— START Stored data —

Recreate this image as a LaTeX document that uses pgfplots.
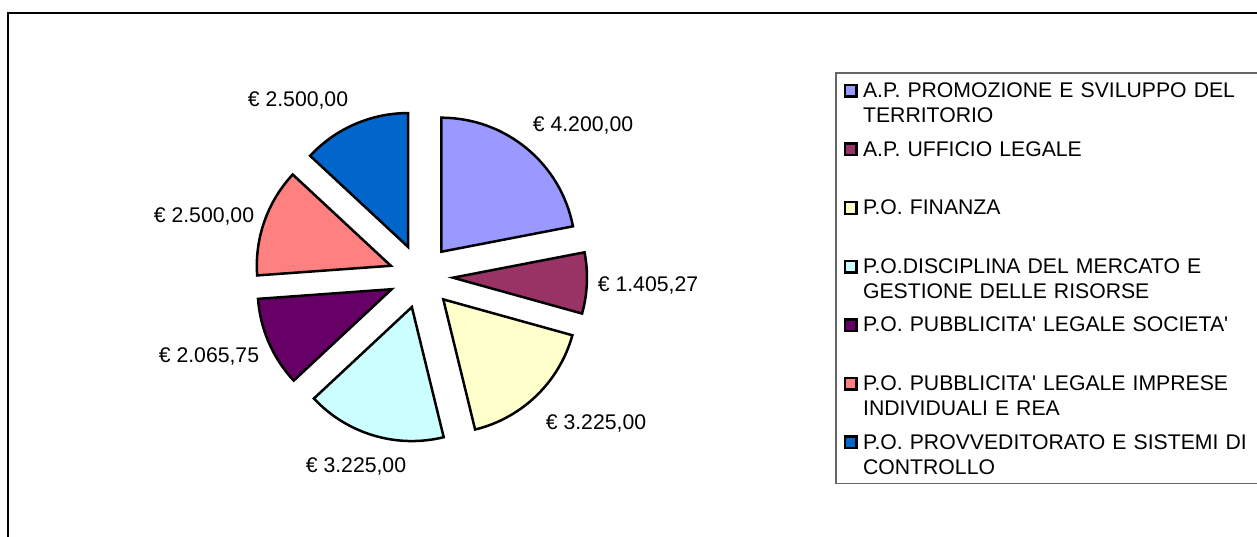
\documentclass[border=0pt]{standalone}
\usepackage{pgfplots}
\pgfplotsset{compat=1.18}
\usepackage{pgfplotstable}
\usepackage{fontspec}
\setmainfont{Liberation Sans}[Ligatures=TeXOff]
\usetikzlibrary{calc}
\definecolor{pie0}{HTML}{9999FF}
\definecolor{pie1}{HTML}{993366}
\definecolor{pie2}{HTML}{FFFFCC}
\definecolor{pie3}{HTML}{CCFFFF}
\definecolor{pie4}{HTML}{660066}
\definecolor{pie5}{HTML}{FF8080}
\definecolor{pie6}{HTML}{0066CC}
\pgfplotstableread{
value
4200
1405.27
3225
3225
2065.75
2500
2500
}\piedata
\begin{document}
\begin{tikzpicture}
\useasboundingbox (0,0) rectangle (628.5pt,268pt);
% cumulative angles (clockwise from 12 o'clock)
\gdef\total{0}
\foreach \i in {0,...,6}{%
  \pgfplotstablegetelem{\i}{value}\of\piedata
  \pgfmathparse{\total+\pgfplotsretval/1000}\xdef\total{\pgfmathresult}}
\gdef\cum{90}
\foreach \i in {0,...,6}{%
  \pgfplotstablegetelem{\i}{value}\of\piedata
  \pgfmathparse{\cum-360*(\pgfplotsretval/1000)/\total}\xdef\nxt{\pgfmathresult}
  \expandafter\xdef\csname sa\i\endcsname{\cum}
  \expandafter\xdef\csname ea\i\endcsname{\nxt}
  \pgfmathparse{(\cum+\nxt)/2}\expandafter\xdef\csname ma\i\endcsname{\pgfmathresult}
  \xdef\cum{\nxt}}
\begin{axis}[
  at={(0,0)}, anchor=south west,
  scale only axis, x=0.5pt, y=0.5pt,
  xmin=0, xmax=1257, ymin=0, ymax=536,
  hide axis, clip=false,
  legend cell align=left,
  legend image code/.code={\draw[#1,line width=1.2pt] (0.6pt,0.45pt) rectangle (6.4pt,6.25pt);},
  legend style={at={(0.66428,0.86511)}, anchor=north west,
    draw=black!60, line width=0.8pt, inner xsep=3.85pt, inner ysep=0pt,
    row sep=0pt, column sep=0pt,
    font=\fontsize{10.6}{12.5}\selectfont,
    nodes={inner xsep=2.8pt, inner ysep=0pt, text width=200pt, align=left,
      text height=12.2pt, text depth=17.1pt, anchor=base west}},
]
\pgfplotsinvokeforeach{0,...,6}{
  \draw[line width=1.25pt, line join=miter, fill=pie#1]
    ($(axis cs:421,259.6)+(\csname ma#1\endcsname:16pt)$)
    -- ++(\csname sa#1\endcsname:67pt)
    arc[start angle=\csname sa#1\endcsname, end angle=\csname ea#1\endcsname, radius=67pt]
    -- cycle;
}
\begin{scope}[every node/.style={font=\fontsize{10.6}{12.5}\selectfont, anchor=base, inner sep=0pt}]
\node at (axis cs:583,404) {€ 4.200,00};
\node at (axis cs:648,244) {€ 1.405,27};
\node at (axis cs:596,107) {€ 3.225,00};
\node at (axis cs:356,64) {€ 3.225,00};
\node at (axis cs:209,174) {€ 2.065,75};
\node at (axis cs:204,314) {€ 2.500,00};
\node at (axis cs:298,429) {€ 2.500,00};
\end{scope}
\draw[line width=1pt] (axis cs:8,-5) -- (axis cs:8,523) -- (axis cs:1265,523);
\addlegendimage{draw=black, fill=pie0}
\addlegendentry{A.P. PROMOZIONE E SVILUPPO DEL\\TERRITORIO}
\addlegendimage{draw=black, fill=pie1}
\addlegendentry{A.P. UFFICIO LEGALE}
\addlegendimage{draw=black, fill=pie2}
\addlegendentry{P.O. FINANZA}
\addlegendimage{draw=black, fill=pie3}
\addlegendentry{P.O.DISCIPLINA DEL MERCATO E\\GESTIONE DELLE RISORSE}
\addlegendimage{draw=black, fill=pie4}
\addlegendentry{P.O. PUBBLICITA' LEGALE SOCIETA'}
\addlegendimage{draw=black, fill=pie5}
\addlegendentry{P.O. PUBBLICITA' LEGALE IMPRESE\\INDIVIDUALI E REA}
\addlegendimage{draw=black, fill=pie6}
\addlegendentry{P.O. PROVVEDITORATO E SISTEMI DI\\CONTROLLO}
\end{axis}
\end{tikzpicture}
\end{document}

— END Stored data —

Omit every picture, then repeat the remaining data exactly as it appears above.

Recreate this image as a LaTeX document that uses pgfplots.
\documentclass[border=0pt]{standalone}
\usepackage{pgfplots}
\pgfplotsset{compat=1.18}
\usepackage{pgfplotstable}
\usepackage{fontspec}
\setmainfont{Liberation Sans}[Ligatures=TeXOff]
\usetikzlibrary{calc}
\definecolor{pie0}{HTML}{9999FF}
\definecolor{pie1}{HTML}{993366}
\definecolor{pie2}{HTML}{FFFFCC}
\definecolor{pie3}{HTML}{CCFFFF}
\definecolor{pie4}{HTML}{660066}
\definecolor{pie5}{HTML}{FF8080}
\definecolor{pie6}{HTML}{0066CC}
\pgfplotstableread{
value
4200
1405.27
3225
3225
2065.75
2500
2500
}\piedata
\begin{document}
\begin{tikzpicture}
\useasboundingbox (0,0) rectangle (628.5pt,268pt);
% cumulative angles (clockwise from 12 o'clock)
\gdef\total{0}
\foreach \i in {0,...,6}{%
  \pgfplotstablegetelem{\i}{value}\of\piedata
  \pgfmathparse{\total+\pgfplotsretval/1000}\xdef\total{\pgfmathresult}}
\gdef\cum{90}
\foreach \i in {0,...,6}{%
  \pgfplotstablegetelem{\i}{value}\of\piedata
  \pgfmathparse{\cum-360*(\pgfplotsretval/1000)/\total}\xdef\nxt{\pgfmathresult}
  \expandafter\xdef\csname sa\i\endcsname{\cum}
  \expandafter\xdef\csname ea\i\endcsname{\nxt}
  \pgfmathparse{(\cum+\nxt)/2}\expandafter\xdef\csname ma\i\endcsname{\pgfmathresult}
  \xdef\cum{\nxt}}
\begin{axis}[
  at={(0,0)}, anchor=south west,
  scale only axis, x=0.5pt, y=0.5pt,
  xmin=0, xmax=1257, ymin=0, ymax=536,
  hide axis, clip=false,
  legend cell align=left,
  legend image code/.code={\draw[#1,line width=1.2pt] (0.6pt,0.45pt) rectangle (6.4pt,6.25pt);},
  legend style={at={(0.66428,0.86511)}, anchor=north west,
    draw=black!60, line width=0.8pt, inner xsep=3.85pt, inner ysep=0pt,
    row sep=0pt, column sep=0pt,
    font=\fontsize{10.6}{12.5}\selectfont,
    nodes={inner xsep=2.8pt, inner ysep=0pt, text width=200pt, align=left,
      text height=12.2pt, text depth=17.1pt, anchor=base west}},
]
\pgfplotsinvokeforeach{0,...,6}{
  \draw[line width=1.25pt, line join=miter, fill=pie#1]
    ($(axis cs:421,259.6)+(\csname ma#1\endcsname:16pt)$)
    -- ++(\csname sa#1\endcsname:67pt)
    arc[start angle=\csname sa#1\endcsname, end angle=\csname ea#1\endcsname, radius=67pt]
    -- cycle;
}
\begin{scope}[every node/.style={font=\fontsize{10.6}{12.5}\selectfont, anchor=base, inner sep=0pt}]
\node at (axis cs:583,404) {€ 4.200,00};
\node at (axis cs:648,244) {€ 1.405,27};
\node at (axis cs:596,107) {€ 3.225,00};
\node at (axis cs:356,64) {€ 3.225,00};
\node at (axis cs:209,174) {€ 2.065,75};
\node at (axis cs:204,314) {€ 2.500,00};
\node at (axis cs:298,429) {€ 2.500,00};
\end{scope}
\draw[line width=1pt] (axis cs:8,-5) -- (axis cs:8,523) -- (axis cs:1265,523);
\addlegendimage{draw=black, fill=pie0}
\addlegendentry{A.P. PROMOZIONE E SVILUPPO DEL\\TERRITORIO}
\addlegendimage{draw=black, fill=pie1}
\addlegendentry{A.P. UFFICIO LEGALE}
\addlegendimage{draw=black, fill=pie2}
\addlegendentry{P.O. FINANZA}
\addlegendimage{draw=black, fill=pie3}
\addlegendentry{P.O.DISCIPLINA DEL MERCATO E\\GESTIONE DELLE RISORSE}
\addlegendimage{draw=black, fill=pie4}
\addlegendentry{P.O. PUBBLICITA' LEGALE SOCIETA'}
\addlegendimage{draw=black, fill=pie5}
\addlegendentry{P.O. PUBBLICITA' LEGALE IMPRESE\\INDIVIDUALI E REA}
\addlegendimage{draw=black, fill=pie6}
\addlegendentry{P.O. PROVVEDITORATO E SISTEMI DI\\CONTROLLO}
\end{axis}
\end{tikzpicture}
\end{document}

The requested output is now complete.